Nadie nos enseñó que quien nos aisla, nos cela, nos prohíbe, es un maltratador. No le enseñamos a nuestros hijos que el cuidado sexual no es únicamente usar anticonceptivos, también es cuidar de las emociones propias para poder tomar decisiones más firmes en cuanto a nuestros cuerpos y que en ocasiones el abusador te dice “no tengas miedo”.

Cuando se es tan joven, la curiosidad es nuestro motor, queremos saborear la vida, sentirnos invencibles. El grave error es que no nos dieron herramientas para afrontar tantos peligros. Abundan hombres como Salazar y no estamos preparados como sociedad para detenerlos en el acto.

Los justificamos, creemos que son “iracundos”, que “ya se le va a pasar”, “es que él es así”. Creemos que las mujeres debemos atenderlos y servirles, tenerles el almuerzo preparado, cuidar de sus emociones, ser sumisas y calladas y lo peor de todo: creer que nos lo merecemos o que sin ellos no podemos salir adelante. 

Pienso en el dolor de Morella, siento sus golpes en mi cuerpo, el nudo en la garganta, apretar mis manos para no dejar caer nada, ser violada sin poder gritar, no poder recordar la voz de mi madre. Pienso todo esto y no puedo contenerlo. La culpa no es de la víctima. Nadie vive así porque quiere. El temor es sembrado en lo más profundo de tu mente hasta cambiar tu manera de hablar porque temes por tu vida.
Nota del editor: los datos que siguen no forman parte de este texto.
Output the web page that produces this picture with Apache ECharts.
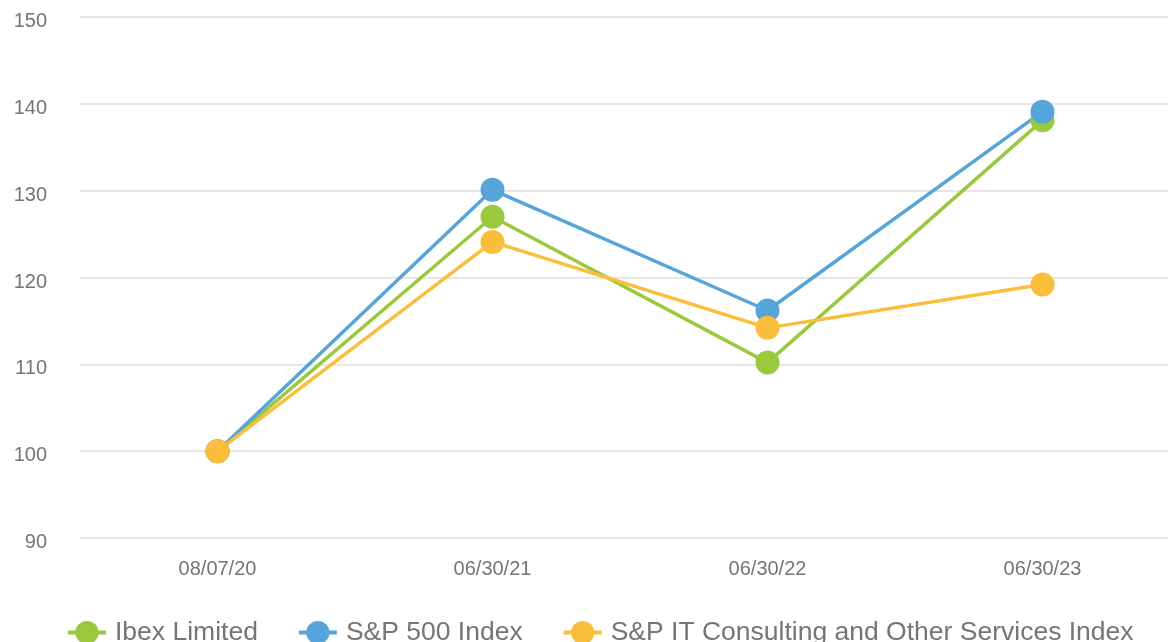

Crees que en cualquier momento pueden apretarte de más en la garganta. 

No podemos seguir educando a nuestros hijos e hijas para que se sientan inferiores o hagan sentir inferiores a otros. Tampoco podemos quedarnos callados cuando sabemos que alguien cercano es víctima. Si alguna persona vive bajo el yugo de la violencia, le invito a actuar, a escapar, a cambiar de número y sobre todo a denunciar. 

Morella López no fue una muchacha rebelde, fue una muchacha como cualquier otra. Lo que le ocurrió a ella me pudo pasar a mí, o a ti.